CHICAGO (WLS) -- A big part of World War II history landed at the Museum of Science and Industry Wednesday morning.
The German Stuka dive bomber, one of only two in the world still intact, has been at the museum of science and industry since the late 1940s. Every so often the museum brings the plane in for a little R & R.
"We are lowering our World War II German Stuka plane to the museum floor where we can assess the condition and clean it as part of collection stewardship," Kathleen McCarthy, curator, said.
The Germans made 6,500 of these dive bombers. But this one, like so many others, was shot down. The bullet holes in the 75-year-old plane tell the story of how the war, for this plane, ended in Libya in 1941. The British captured it and then ultimately sent it to Chicago.
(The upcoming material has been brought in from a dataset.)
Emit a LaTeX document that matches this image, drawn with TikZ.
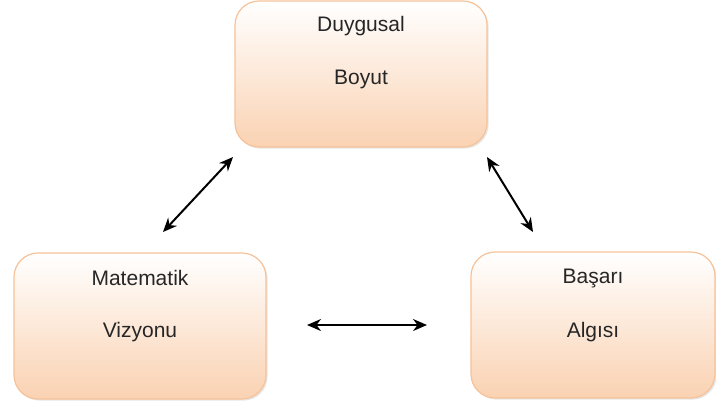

The Stuka dive bomber was a big part of the Nazi psychological warfare. It didn't just carry more than 1,000 pounds of bombs, it also had a siren that scared you half to death before they struck.
The Stuka sirens were all silenced by the end of the war and now just a scary part of history. However, soon this plane might reveal new secrets.
"We're going to take this great opportunity to actually 3-D scan the entire plane and get lots more information about the plane. It's structure. How it was built," McCarthy said.
There's a good possibility the Stuka was shot down by a British Spitfire just like the one that hangs behind it at the MSI now.
"We hope to re-hang the ship around February 21. In projects like this the dates can be fluid but right now that's our goal," McCarthy said.
When that happens the Spitfire will still be there right behind him.